Na pierwszy ogień idzie południowa pierzeja rynku. Niejako na zasadzie próby została wydrukowana miniatura ratusza, która daje wyobrażenie, jak będą wyglądały bryły kolejnych budynków. Warto podkreślić, że zostaną one pomalowane przez dr hab. Monikę Zawierowską-Łozińską, która na co dzień pełni funkcję kierownika Katedry Grafiki Projektowej Politechniki Koszalińskiej.

Przyszła kompletna makieta będzie miała przypuszczalnie format kwadratu o bokach długości 3 metrów. Tak więc jej powierzchnia wyniesie około 9 metrów kwadratowych. Gdzie stanie?

Grzegorz Kruk odpowiada: – O tym za wcześnie mówić. Musimy jeszcze rozstrzygnąć mnóstwo rozmaitych kwestii, w tym sposób zabezpieczenia makiety przed uszkodzeniami. Być może zostanie ona umieszczona w szklanej lub pleksiglasowej gablocie. Decyzja o wyborze miejsca ekspozycji będzie wynikiem wielu czekających nas rozmów.

Norbert Koselski dodaje: – Zależy nam na tym, by makieta stała się atrakcją turystyczną i swoistą pomocą dydaktyczną dla nauczycieli historii z koszalińskich szkół. Wskazane byłoby miejsce ogólnie dostępne i ruchliwe. A to z kolei rodzi szereg pytań, na które musimy znaleźć odpowiedź. Na pewno wybór lokalizacji będziemy szeroko konsultować.

Zaangażowane w projekt osoby szacują, że cała praca może potrwać nawet rok. Elementy muszą być do siebie idealnie dopasowane i odtworzone z dbałością o szczegóły. Już sama kwestia, jaką formę ma mieć miniatura herbu miasta umieszczona na frontonie ratusza, wymaga dodatkowej kwerendy i zasięgnięcia opinii heraldyków.
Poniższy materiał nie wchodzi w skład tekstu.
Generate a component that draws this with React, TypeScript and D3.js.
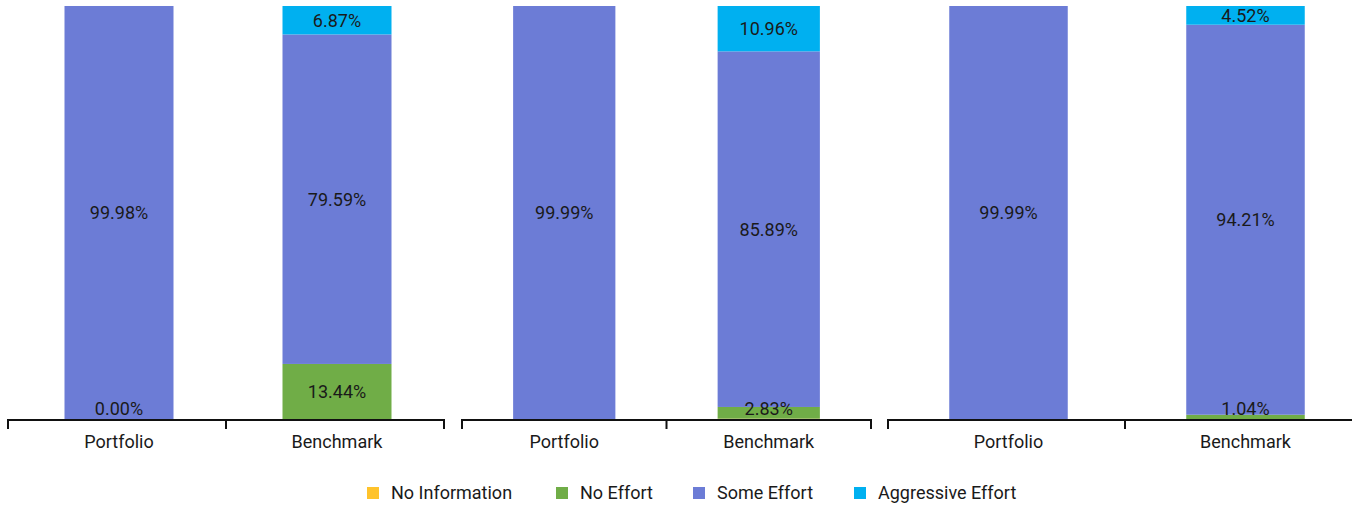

Papierowa makieta centrum Koszalina już istnieje. Jest ona częścią stałej ekspozycji w muzeum w Minden, czyli w mieście do którego wskutek powojennych wysiedleń trafiło wielu niemieckich mieszkańców miasta. Muzeum przechowuje również bogatą dokumentację ikonograficzną, której część okazała się bardzo przydatna w czasie opracowywania wirtualnego spaceru po Koszalinie sprzed stu lat, a obecnie pomaga w stworzeniu makiety w technice druku 3D.